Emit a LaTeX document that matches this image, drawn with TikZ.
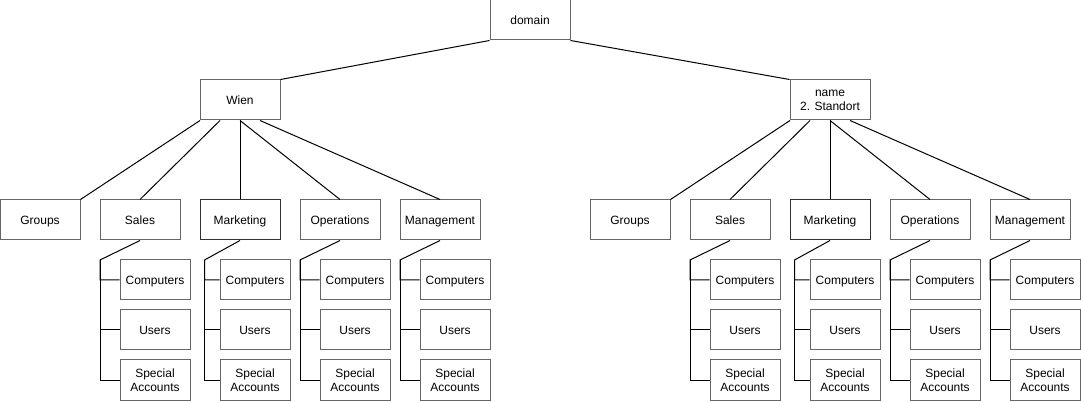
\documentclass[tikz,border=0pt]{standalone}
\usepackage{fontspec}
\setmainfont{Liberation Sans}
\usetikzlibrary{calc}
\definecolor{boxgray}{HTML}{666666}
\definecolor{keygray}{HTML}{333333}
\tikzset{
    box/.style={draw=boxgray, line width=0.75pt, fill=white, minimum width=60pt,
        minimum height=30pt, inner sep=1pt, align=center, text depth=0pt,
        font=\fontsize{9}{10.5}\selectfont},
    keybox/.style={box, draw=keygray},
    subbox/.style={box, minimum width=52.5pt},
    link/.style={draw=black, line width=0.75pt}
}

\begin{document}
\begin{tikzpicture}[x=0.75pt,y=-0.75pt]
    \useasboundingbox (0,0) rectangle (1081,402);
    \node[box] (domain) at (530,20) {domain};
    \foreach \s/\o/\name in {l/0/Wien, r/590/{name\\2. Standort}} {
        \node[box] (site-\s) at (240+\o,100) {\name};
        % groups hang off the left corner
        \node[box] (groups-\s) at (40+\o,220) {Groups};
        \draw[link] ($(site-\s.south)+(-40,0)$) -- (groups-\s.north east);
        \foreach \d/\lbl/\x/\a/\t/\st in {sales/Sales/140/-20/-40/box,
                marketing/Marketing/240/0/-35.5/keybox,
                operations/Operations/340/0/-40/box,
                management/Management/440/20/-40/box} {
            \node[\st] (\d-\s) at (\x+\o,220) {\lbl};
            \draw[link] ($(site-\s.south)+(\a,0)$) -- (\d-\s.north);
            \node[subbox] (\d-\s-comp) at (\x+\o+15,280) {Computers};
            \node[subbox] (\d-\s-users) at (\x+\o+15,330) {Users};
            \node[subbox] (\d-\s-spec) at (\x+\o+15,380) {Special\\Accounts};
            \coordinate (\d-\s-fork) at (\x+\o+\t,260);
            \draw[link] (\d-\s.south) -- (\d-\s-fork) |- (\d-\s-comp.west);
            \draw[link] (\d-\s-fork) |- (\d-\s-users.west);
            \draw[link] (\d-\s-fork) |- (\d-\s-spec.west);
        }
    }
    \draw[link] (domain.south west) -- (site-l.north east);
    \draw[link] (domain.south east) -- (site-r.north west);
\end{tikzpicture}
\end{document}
════════
● Directive
The material above must be printed exactly, with its pictures left out.

● Result
Emit a LaTeX document that matches this image, drawn with TikZ.
\documentclass[tikz,border=0pt]{standalone}
\usepackage{fontspec}
\setmainfont{Liberation Sans}
\usetikzlibrary{calc}
\definecolor{boxgray}{HTML}{666666}
\definecolor{keygray}{HTML}{333333}
\tikzset{
    box/.style={draw=boxgray, line width=0.75pt, fill=white, minimum width=60pt,
        minimum height=30pt, inner sep=1pt, align=center, text depth=0pt,
        font=\fontsize{9}{10.5}\selectfont},
    keybox/.style={box, draw=keygray},
    subbox/.style={box, minimum width=52.5pt},
    link/.style={draw=black, line width=0.75pt}
}

\begin{document}
\begin{tikzpicture}[x=0.75pt,y=-0.75pt]
    \useasboundingbox (0,0) rectangle (1081,402);
    \node[box] (domain) at (530,20) {domain};
    \foreach \s/\o/\name in {l/0/Wien, r/590/{name\\2. Standort}} {
        \node[box] (site-\s) at (240+\o,100) {\name};
        % groups hang off the left corner
        \node[box] (groups-\s) at (40+\o,220) {Groups};
        \draw[link] ($(site-\s.south)+(-40,0)$) -- (groups-\s.north east);
        \foreach \d/\lbl/\x/\a/\t/\st in {sales/Sales/140/-20/-40/box,
                marketing/Marketing/240/0/-35.5/keybox,
                operations/Operations/340/0/-40/box,
                management/Management/440/20/-40/box} {
            \node[\st] (\d-\s) at (\x+\o,220) {\lbl};
            \draw[link] ($(site-\s.south)+(\a,0)$) -- (\d-\s.north);
            \node[subbox] (\d-\s-comp) at (\x+\o+15,280) {Computers};
            \node[subbox] (\d-\s-users) at (\x+\o+15,330) {Users};
            \node[subbox] (\d-\s-spec) at (\x+\o+15,380) {Special\\Accounts};
            \coordinate (\d-\s-fork) at (\x+\o+\t,260);
            \draw[link] (\d-\s.south) -- (\d-\s-fork) |- (\d-\s-comp.west);
            \draw[link] (\d-\s-fork) |- (\d-\s-users.west);
            \draw[link] (\d-\s-fork) |- (\d-\s-spec.west);
        }
    }
    \draw[link] (domain.south west) -- (site-l.north east);
    \draw[link] (domain.south east) -- (site-r.north west);
\end{tikzpicture}
\end{document}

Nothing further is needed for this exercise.